Supervised Fine-Tuning
LLaDA improves instruction-following ability through SFT using 4.5 million prompt-response pairs. SFT trains the model to predict responses given prompts by modeling a conditional distribution. The prompt remains unmasked, while response tokens are masked and predicted.
Inference
LLaDA supports text generation and likelihood evaluation.
For generation, it samples responses by discretizing the reverse process, starting from a fully masked response and predicting tokens iteratively. The number of sampling steps controls the trade-off between efficiency and quality.
To improve sampling accuracy, predicted tokens are remasked in each step to align with the forward process. The authors explore two remasking strategies: replace predicted tokens with the lowest confidence scores (low-confidence remasking) and generate text block by block from left to right after fine-tuning (semi-autoregressive remasking).
For likelihood evaluation, LLaDA leverages a lower-variance reformulation of the loss function for more stable probability estimation. Additionally, it uses unsupervised classifier-free guidance to improve evaluation quality.
Experiments

Experiments show that LLaDA scales competitively with ARMs, outperforming them on MMLU and GSM8K and closing the gap on some tasks at larger scales.

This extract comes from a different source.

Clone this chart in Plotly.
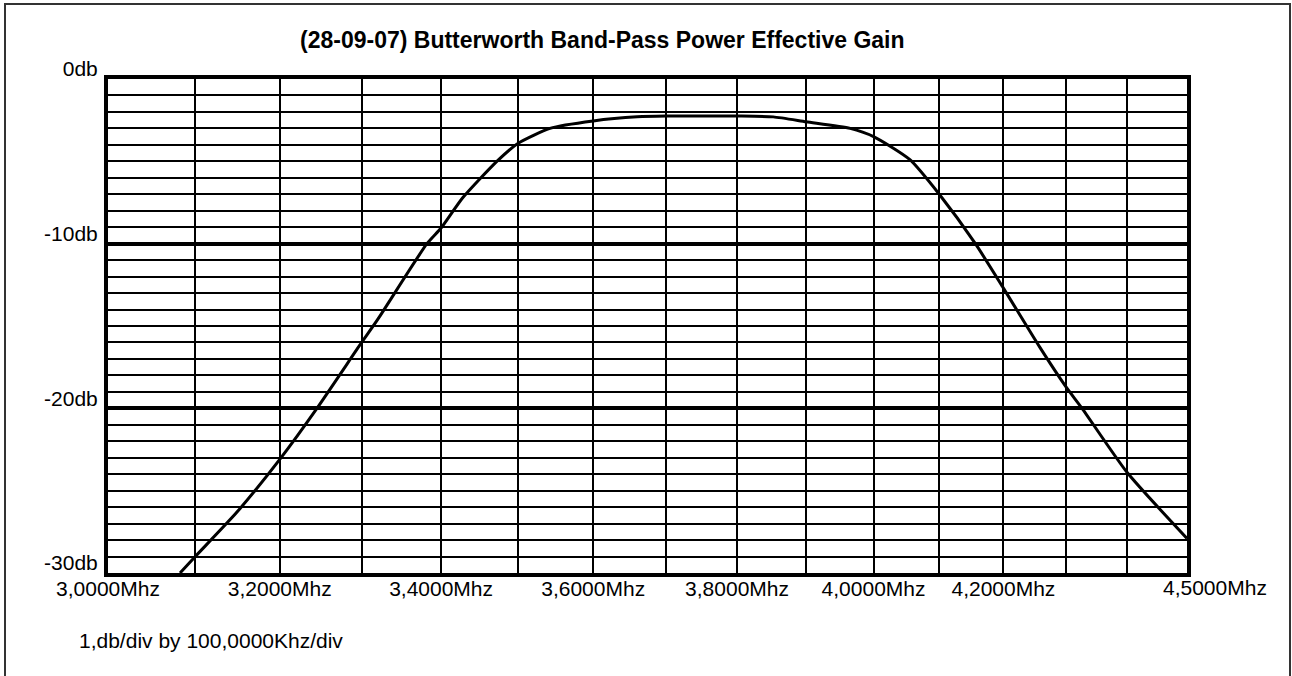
import math
import plotly.graph_objects as go

# ---- data ----
freq_mhz = [3.0823, 3.100, 3.149, 3.200, 3.245, 3.300, 3.320, 3.382, 3.400, 3.428,
            3.472, 3.500, 3.542, 3.600, 3.660, 3.700, 3.800, 3.852, 3.900, 3.965,
            4.000, 4.055, 4.100, 4.156, 4.200, 4.258, 4.300, 4.326, 4.400, 4.500]
gain_db = [-30.0, -29.0, -26.3, -23.1, -20.0, -16.0, -14.6, -10.0, -9.05, -7.2,
           -5.0, -3.9, -3.0, -2.55, -2.3, -2.25, -2.25, -2.3, -2.6, -3.0,
           -3.5, -4.9, -7.0, -10.0, -12.7, -16.3, -18.7, -20.0, -23.9, -27.9]

x_grid_vals = [3.0, 3.1, 3.2, 3.3, 3.4, 3.5, 3.6, 3.7, 3.8, 3.9, 4.0, 4.1, 4.2, 4.3, 4.4, 4.5]
x_tick_labels = ["3,0000Mhz", "", "3,2000Mhz", "", "3,4000Mhz", "", "3,6000Mhz", "",
                 "3,8000Mhz", "", "4,0000Mhz", "", "4,2000Mhz", "", "", ""]
last_x_label = "4,5000Mhz"
y_major_vals = [0, -10, -20, -30]
y_major_labels = ["0db", "-10db", "-20db", "-30db"]

title_text = "(28-09-07) Butterworth Band-Pass Power Effective Gain"
footnote_text = "1,db/div by 100,0000Khz/div"

FONT = "Liberation Sans"
FS = 21

fig = go.Figure()
fig.add_trace(go.Scatter(
    x=freq_mhz, y=gain_db, mode="lines",
    line=dict(color="black", width=3, shape="spline", smoothing=0.6),
    showlegend=False, hoverinfo="skip",
))

fig.update_layout(
    width=1292, height=676,
    margin=dict(l=108, r=105, t=79, b=103, autoexpand=False),
    paper_bgcolor="white", plot_bgcolor="white",
    showlegend=False,
    font=dict(family=FONT, size=FS, color="black"),
)

fig.update_xaxes(
    type="log",
    range=[math.log10(3.0) - 1e-6, math.log10(4.5) + 1e-6],
    tickmode="array", tickvals=x_grid_vals, ticktext=x_tick_labels,
    showgrid=True, gridcolor="black", gridwidth=2,
    showline=True, linecolor="black", linewidth=4, mirror=True,
    ticks="", zeroline=False, ticklabelstandoff=-6, automargin=False,
    tickfont=dict(family=FONT, size=FS),
)
fig.update_yaxes(
    range=[-30, 0],
    tickmode="array", tickvals=y_major_vals, ticktext=y_major_labels,
    showgrid=True, gridcolor="black", gridwidth=3.5,
    minor=dict(dtick=1, showgrid=True, gridcolor="black", gridwidth=2, tick0=0),
    showline=True, linecolor="black", linewidth=4, mirror=True,
    ticks="", zeroline=False, ticklabelshift=-10, ticklabelstandoff=2,
    automargin=False,
    tickfont=dict(family=FONT, size=FS),
)

# last x label sits right of its grid line in the reference
fig.add_annotation(
    x=math.log10(4.5), xref="x", y=0, yref="paper",
    text=last_x_label, showarrow=False, xanchor="center", yanchor="top",
    xshift=28, yshift=-1, font=dict(family=FONT, size=FS),
)

# title
fig.add_annotation(
    x=(602 - 108) / 1079, xref="paper", y=1.0, yref="paper",
    text="<b>" + title_text + "</b>", showarrow=False,
    xanchor="center", yanchor="middle", yshift=39,
    font=dict(family=FONT, size=23),
)

# footnote
fig.add_annotation(
    x=(77 - 108) / 1079, xref="paper", y=(573 - 640) / 494, yref="paper",
    text=footnote_text, showarrow=False, xanchor="left", yanchor="middle",
    font=dict(family=FONT, size=FS),
)

# outer frame
fig.add_shape(
    type="rect", xref="paper", yref="paper",
    x0=(5 - 108) / 1079, x1=(1290 - 108) / 1079,
    y0=(573 - 690) / 494, y1=(573 - 4) / 494,
    line=dict(color="#333333", width=2), fillcolor="rgba(0,0,0,0)", layer="below",
)

fig.write_html(
    "out.html",
    config={"displayModeBar": False},
    post_script="document.body.style.margin='0';document.body.style.overflow='hidden';",
)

LLaDA 8B was evaluated for in-context learning and instruction-following against existing LLMs of similar scale across 15 benchmarks covering general tasks, mathematics, code, and Chinese.
After pretraining on 2.3T tokens, LLaDA 8B outperformed LLaMA2 7B on nearly all tasks and was competitive with LLaMA3 8B, showing an advantage in math and Chinese tasks. Differences in data quality and distribution may explain variations in performance.

SFT improved performance on most tasks, though some, like MMLU, had lower scores, possibly due to suboptimal SFT data quality. Without RL alignment, LLaDA 8B Instruct performed slightly below LLaMA3 8B Instruct.

LLaDA was tested for reversal reasoning using a dataset of 496 famous Chinese poem sentence pairs, where models had to generate the next (forward) or previous (reversal) line without fine-tuning. Unlike GPT-4o and Qwen 2.5, which showed a performance gap between forward and reversal tasks, LLaDA excelled in both, effectively overcoming the reversal curse.
This success was achieved without task-specific modifications, likely due to LLaDA’s uniform token treatment, which avoids the inductive biases of autoregressive models.
Additionally, remasking strategies and sampling steps were analyzed for their impact on performance. Case studies showcased LLaDA 8B Instruct’s ability to generate fluent, extended text, engage in multi-turn dialogue, retain conversation history, and support multiple languages, marking a significant departure from traditional ARMs.
paperreview deeplearning nlp transformer llm diffusion